“Motivation to Serve” story transcript
Dave Kurshat: I wanna talk about Joe Sharpe. Joe is a single father and a veteran. He’s a student here at Oakland University and he actually goes into my business writing class. I wanted to talk about him specifically, because I know there was more to his story than what could be put on a resume. I knew there was something intriguing, but powerful.
See, Joe grew up in White Lake, Michigan. There, he was surrounded by nature and the beauty that nature brings; there were beautiful shimmering lakes, there were woods he would adventure in, [the] greenest nature could provide. As he grew older, he remembers being in a writing class, though [sic!]; it was then that a video emerged of 9/11 and, at first, he thought someone accidentally flew a plane into a tower, but then the second plane hit; class let out early, but the memory never left.

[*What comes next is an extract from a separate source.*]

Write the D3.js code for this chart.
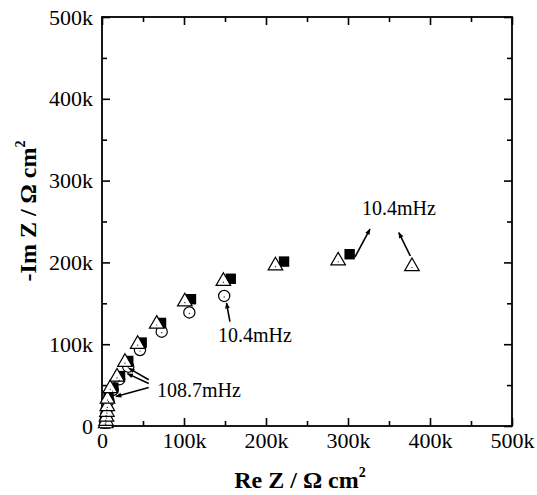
<!DOCTYPE html>
<html>
<head>
<meta charset="utf-8">
<script src="https://cdn.jsdelivr.net/npm/d3@7"></script>
<style>
  html, body { margin: 0; padding: 0; background: #fff; }
  svg { display: block; font-family: "Liberation Serif", "Times New Roman", serif; }
</style>
</head>
<body>
<svg id="chart" width="537" height="495"></svg>
<script>
// values in k ohm cm2
var triRe  = [4.5, 5, 5.5, 6, 6.5, 6.7, 10, 18.3, 28, 43.5, 66.7, 101, 148, 211.5, 288, 378];
var triIm  = [3, 6, 11, 17, 24, 33, 46, 60, 78, 100, 124.7, 152, 177, 196, 202, 195];
var sqRe   = [4, 4.5, 5, 6, 8, 13.8, 22, 32, 48.4, 72, 108.5, 157, 222, 302];
var sqIm   = [3, 6, 11, 17, 34, 47, 61, 79.5, 102, 126, 155, 180, 201, 210];
var cirRe  = [4, 4.5, 5, 6, 8, 13, 21, 32, 46.3, 72.8, 106.5, 149];
var cirIm  = [4, 8, 14, 21, 31, 44, 57, 72.5, 92.9, 115.3, 138.8, 159];

var xTicks = [0, 100, 200, 300, 400, 500];
var yTicks = [0, 100, 200, 300, 400, 500];
var minorTicks = [50, 150, 250, 350, 450];

// annotation arrows (from -> to), in data units
var arrows = [
  {x1: 308.5, y1: 206.6, x2: 326.8, y2: 240.8},
  {x1: 376, y1: 207.8, x2: 362, y2: 236.5},
  {x1: 156, y1: 127.5, x2: 151.8, y2: 150.4},
  {x1: 57, y1: 56.5, x2: 33, y2: 70.5},
  {x1: 57, y1: 52, x2: 31, y2: 64},
  {x1: 57, y1: 47, x2: 17, y2: 36}
];
var notes = [
  {x: 317, y: 258, text: "10.4mHz"},
  {x: 141.5, y: 102.5, text: "10.4mHz"},
  {x: 67, y: 35.5, text: "108.7mHz"}
];

var svg = d3.select("#chart");
var x = d3.scaleLinear().domain([0, 500]).range([102, 512]);
var y = d3.scaleLinear().domain([0, 500]).range([426, 17]);
var fmt = function(d) { return d === 0 ? "0" : d + "k"; };

// axes, ticks pointing inwards
function styleAxis(g) {
  g.select(".domain").remove();
  g.selectAll("line").attr("stroke", "#000").attr("stroke-width", 1.6);
  g.selectAll("text").attr("fill", "#000").style("font-size", "22px")
    .style("font-family", "Liberation Serif");
}
svg.append("g").attr("transform", "translate(0,426)")
  .call(d3.axisBottom(x).tickValues(xTicks).tickFormat(fmt).tickSize(-8).tickPadding(6))
  .call(styleAxis);
svg.append("g").attr("transform", "translate(0,426)")
  .call(d3.axisBottom(x).tickValues(minorTicks).tickFormat("").tickSize(-5))
  .call(styleAxis);
svg.append("g").attr("transform", "translate(102,0)")
  .call(d3.axisLeft(y).tickValues(yTicks).tickFormat(fmt).tickSize(-8).tickPadding(9))
  .call(styleAxis);
svg.append("g").attr("transform", "translate(102,0)")
  .call(d3.axisLeft(y).tickValues(minorTicks).tickFormat("").tickSize(-5))
  .call(styleAxis);
svg.append("g").attr("transform", "translate(0,17)")
  .call(d3.axisTop(x).tickValues(xTicks).tickFormat("").tickSize(-8))
  .call(styleAxis);
svg.append("g").attr("transform", "translate(0,17)")
  .call(d3.axisTop(x).tickValues(minorTicks).tickFormat("").tickSize(-5))
  .call(styleAxis);
svg.append("g").attr("transform", "translate(512,0)")
  .call(d3.axisRight(y).tickValues(yTicks).tickFormat("").tickSize(-8))
  .call(styleAxis);
svg.append("g").attr("transform", "translate(512,0)")
  .call(d3.axisRight(y).tickValues(minorTicks).tickFormat("").tickSize(-5))
  .call(styleAxis);

svg.append("rect")
  .attr("x", x(0)).attr("y", y(500))
  .attr("width", x(500) - x(0)).attr("height", y(0) - y(500))
  .attr("fill", "none").attr("stroke", "#000").attr("stroke-width", 1.8);

// axis titles
var xt = svg.append("text").attr("x", 300).attr("y", 488)
  .attr("text-anchor", "middle").style("font-size", "24px").style("font-weight", "bold");
xt.append("tspan").text("Re Z / \u03A9 cm");
xt.append("tspan").attr("dy", -11).style("font-size", "14px").text("2");

var yt = svg.append("text").attr("transform", "translate(36,211) rotate(-90)")
  .attr("text-anchor", "middle").style("font-size", "24px").style("font-weight", "bold");
yt.append("tspan").text("-Im Z / \u03A9 cm");
yt.append("tspan").attr("dy", -11).style("font-size", "14px").text("2");

// markers: circles behind, then squares, triangles on top
var cirData = d3.zip(cirRe, cirIm);
var sqData = d3.zip(sqRe, sqIm);
var triData = d3.zip(triRe, triIm);

svg.append("g").selectAll("circle").data(cirData).enter().append("circle")
  .attr("cx", function(d) { return x(d[0]); })
  .attr("cy", function(d) { return y(d[1]); })
  .attr("r", 5.6).attr("fill", "#fff").attr("stroke", "#000").attr("stroke-width", 1.2);

svg.append("g").selectAll("rect").data(sqData).enter().append("rect")
  .attr("x", function(d) { return x(d[0]) - 5.2; })
  .attr("y", function(d) { return y(d[1]) - 5.2; })
  .attr("width", 10.4).attr("height", 10.4).attr("fill", "#000");

var tri = d3.symbol().type(d3.symbolTriangle).size(92);
svg.append("g").selectAll("path").data(triData).enter().append("path")
  .attr("transform", function(d) { return "translate(" + x(d[0]) + "," + y(d[1]) + ")"; })
  .attr("d", tri).attr("fill", "#fff").attr("stroke", "#000").attr("stroke-width", 1.2);

// little centre dots seen in the open symbols
svg.append("g").selectAll("circle").data(cirData.concat(triData)).enter().append("circle")
  .attr("cx", function(d) { return x(d[0]); })
  .attr("cy", function(d) { return y(d[1]) + 1; })
  .attr("r", 0.6).attr("fill", "#000");

// arrows
svg.append("defs").append("marker")
  .attr("id", "head").attr("viewBox", "0 0 10 10").attr("refX", 9).attr("refY", 5)
  .attr("markerWidth", 7).attr("markerHeight", 6).attr("markerUnits", "userSpaceOnUse")
  .attr("orient", "auto")
  .append("path").attr("d", "M0,1 L10,5 L0,9 Z").attr("fill", "#000");

svg.append("g").selectAll("line").data(arrows).enter().append("line")
  .attr("x1", function(d) { return x(d.x1); })
  .attr("y1", function(d) { return y(d.y1); })
  .attr("x2", function(d) { return x(d.x2); })
  .attr("y2", function(d) { return y(d.y2); })
  .attr("stroke", "#000").attr("stroke-width", 1.6)
  .attr("marker-end", "url(#head)");

svg.append("g").selectAll("text").data(notes).enter().append("text")
  .attr("x", function(d) { return x(d.x); })
  .attr("y", function(d) { return y(d.y); })
  .style("font-size", "20px")
  .text(function(d) { return d.text; });
</script>
</body>
</html>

At age 20 years-old [sic!], he felt like is was his duty to enlist. He remembers waiting in a scheduled meeting with the army recruiters, but for some reason they haven’t [sic!] showed up yet. As he waited, someone from the marines came by actually and said, “Hey, can I help you?”
So, Joe, he describes his times in the Marines as probably the most fun he’s ever had. But while he was there, he traveled the world and did a lot of intense training. Not only that, but he actually learned a new sense of humanity, he took in the culture around through the poverty even, and sometime he literally lived in shacks, like all the people around him. Not only was there diversity in the culture around him, but, even among the Marines, there were people from all walks of life.

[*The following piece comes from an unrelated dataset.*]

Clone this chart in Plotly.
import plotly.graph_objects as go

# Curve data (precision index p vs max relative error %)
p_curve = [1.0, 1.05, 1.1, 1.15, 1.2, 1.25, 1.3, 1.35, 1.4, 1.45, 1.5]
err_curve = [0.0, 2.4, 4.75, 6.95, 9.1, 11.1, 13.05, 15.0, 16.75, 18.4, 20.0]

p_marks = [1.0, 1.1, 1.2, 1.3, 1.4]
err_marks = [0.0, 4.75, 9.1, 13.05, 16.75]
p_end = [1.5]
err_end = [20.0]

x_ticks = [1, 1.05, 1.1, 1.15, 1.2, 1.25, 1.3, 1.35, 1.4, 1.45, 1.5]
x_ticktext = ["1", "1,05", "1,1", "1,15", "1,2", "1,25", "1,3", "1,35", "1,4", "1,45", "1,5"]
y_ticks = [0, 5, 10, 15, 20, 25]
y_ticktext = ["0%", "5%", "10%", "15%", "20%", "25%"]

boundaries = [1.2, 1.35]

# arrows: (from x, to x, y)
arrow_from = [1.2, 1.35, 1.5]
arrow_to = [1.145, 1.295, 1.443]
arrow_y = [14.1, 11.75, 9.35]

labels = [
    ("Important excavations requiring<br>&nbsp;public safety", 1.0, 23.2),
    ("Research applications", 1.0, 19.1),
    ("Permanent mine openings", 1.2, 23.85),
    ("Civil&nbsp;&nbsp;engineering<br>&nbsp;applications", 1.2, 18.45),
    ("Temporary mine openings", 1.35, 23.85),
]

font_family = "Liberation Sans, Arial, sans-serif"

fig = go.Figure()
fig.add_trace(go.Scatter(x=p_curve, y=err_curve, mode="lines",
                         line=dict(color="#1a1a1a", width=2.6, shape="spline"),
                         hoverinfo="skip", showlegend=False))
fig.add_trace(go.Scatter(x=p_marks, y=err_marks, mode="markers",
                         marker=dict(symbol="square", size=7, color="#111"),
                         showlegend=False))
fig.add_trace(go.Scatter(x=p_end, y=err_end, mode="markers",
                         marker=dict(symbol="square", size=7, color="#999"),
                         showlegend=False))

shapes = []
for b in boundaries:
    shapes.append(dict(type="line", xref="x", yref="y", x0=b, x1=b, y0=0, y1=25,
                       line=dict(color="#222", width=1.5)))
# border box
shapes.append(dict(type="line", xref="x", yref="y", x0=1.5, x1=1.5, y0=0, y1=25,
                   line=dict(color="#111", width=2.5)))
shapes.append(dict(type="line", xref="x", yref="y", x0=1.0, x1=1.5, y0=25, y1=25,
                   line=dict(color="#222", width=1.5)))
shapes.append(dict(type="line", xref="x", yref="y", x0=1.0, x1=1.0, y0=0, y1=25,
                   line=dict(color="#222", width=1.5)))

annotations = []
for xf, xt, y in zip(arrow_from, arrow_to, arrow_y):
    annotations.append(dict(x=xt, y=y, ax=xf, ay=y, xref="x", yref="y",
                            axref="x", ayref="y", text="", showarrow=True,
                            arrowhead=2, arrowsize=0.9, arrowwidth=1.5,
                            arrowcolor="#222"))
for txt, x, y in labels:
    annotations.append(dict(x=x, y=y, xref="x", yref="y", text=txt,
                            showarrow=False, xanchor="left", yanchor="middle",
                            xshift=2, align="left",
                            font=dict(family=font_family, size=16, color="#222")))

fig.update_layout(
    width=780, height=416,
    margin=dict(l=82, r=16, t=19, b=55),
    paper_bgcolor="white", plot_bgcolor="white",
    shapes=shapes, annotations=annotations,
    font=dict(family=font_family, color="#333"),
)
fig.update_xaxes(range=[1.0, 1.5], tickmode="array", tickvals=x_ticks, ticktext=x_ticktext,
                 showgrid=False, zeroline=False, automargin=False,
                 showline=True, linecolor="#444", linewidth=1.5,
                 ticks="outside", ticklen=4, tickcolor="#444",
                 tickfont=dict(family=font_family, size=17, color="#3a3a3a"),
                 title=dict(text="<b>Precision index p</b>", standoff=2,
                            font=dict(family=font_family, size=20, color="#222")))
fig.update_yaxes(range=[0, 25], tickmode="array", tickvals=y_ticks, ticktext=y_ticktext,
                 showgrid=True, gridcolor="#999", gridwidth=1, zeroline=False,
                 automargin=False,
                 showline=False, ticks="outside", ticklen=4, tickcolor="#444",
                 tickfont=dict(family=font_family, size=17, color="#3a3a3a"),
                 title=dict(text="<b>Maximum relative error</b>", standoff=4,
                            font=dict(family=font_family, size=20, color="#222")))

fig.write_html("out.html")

Not only that, though, ask Joe about his motivation, his motivation to serve to do good, to get up every morning. He immediately said that it was his 6-year-old son. Joe described his son; he described the way his heart was so big; he described the way his son could enter a room and the mood could completely brighten. Even more than Joe chose to fight for his country [sic!], Joe wants to fight for his son.

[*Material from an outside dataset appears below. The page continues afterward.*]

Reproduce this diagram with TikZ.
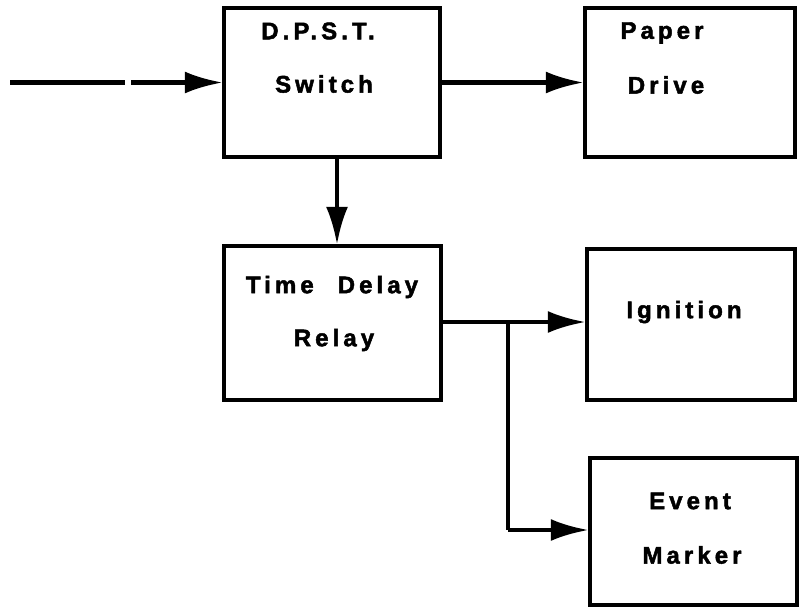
\documentclass[tikz,border=0pt]{standalone}
\usepackage{fontspec}
\setmainfont{Liberation Sans}[BoldFont={Liberation Sans Bold}]
\usetikzlibrary{arrows.meta}
\tikzset{
  blk/.style={draw, line width=4.5pt, rectangle, inner sep=0pt},
  lbl/.style={font=\bfseries\fontsize{24}{24}\selectfont\addfontfeature{LetterSpace=17,FakeBold=2}, inner sep=0pt, anchor=center},
  conn/.style={line width=4.5pt},
  arr/.style={conn, -{Latex[length=38pt,width=22pt]}, shorten >=-1pt}
}
\begin{document}
\begin{tikzpicture}[x=1pt,y=-1pt]
\fill[white] (0,0) rectangle (805,611);
\useasboundingbox (0,0) rectangle (805,611);
% boxes
\node[blk, minimum width=216pt, minimum height=149pt] (sw) at (332,82.5) {};
\node[blk, minimum width=210pt, minimum height=149pt] (pd) at (690,82.5) {};
\node[blk, minimum width=217pt, minimum height=154pt] (tdr) at (332.5,323) {};
\node[blk, minimum width=208pt, minimum height=151pt] (ig) at (691,324.5) {};
\node[blk, minimum width=207pt, minimum height=147pt] (em) at (693.5,531.5) {};
% labels
\node[lbl] (l1) at (318,31) {D.P.S.T.};
\node[lbl] (l2) at (324,84) {Switch};
\node[lbl] (l3) at (662,33) {Paper};
\node[lbl] (l4) at (666,85) {Drive};
\node[lbl] (l5) at (332,287) {Time\hspace{24pt}Delay};
\node[lbl] (l6) at (334,340) {Relay};
\node[lbl] (l7) at (684,312) {Ignition};
\node[lbl] (l8) at (690,501) {Event};
\node[lbl] (l9) at (692,555) {Marker};
% input line with gap
\coordinate (i0) at (10,82.5);
\coordinate (i1) at (125,82.5);
\coordinate (i2) at (131,82.5);
\draw[conn] (i0) -- (i1);
\draw[arr] (i2) -- (sw.west);
% switch -> paper
\draw[arr] (sw.east) -- (pd.west);
% switch -> tdr
\draw[arr] (sw.south) ++(5,0) coordinate (s0) -- (s0 |- tdr.north);
% tdr -> ignition and event
\coordinate (br) at (508,322);
\draw[conn] (tdr.east |- br) -- (br);
\draw[arr] (br) -- (ig.west |- br);
\coordinate (bb) at (508,530);
\draw[conn] (br) -- (bb);
\draw[arr] (bb) -- (em.west |- bb);
\end{tikzpicture}
\end{document}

So, not only did Joe experience diversity, not only Joe is diverse as a single father and veteran, he experienced diversity around, he trained with people in the Philippines [sic!]; there were people in the Marine court from different races, different cultures; there were people who were well off and there were even people who were actually been living [sic!] on the streets.
But you know what? Each one of them fought for a common goal, whether a veteran, a single parent, whether you have a different skin color or [are] disabled, each diverse person can offer so much. With Joe’s determination for the country, for the future and for his son, Joe can do the good that just Joe can do.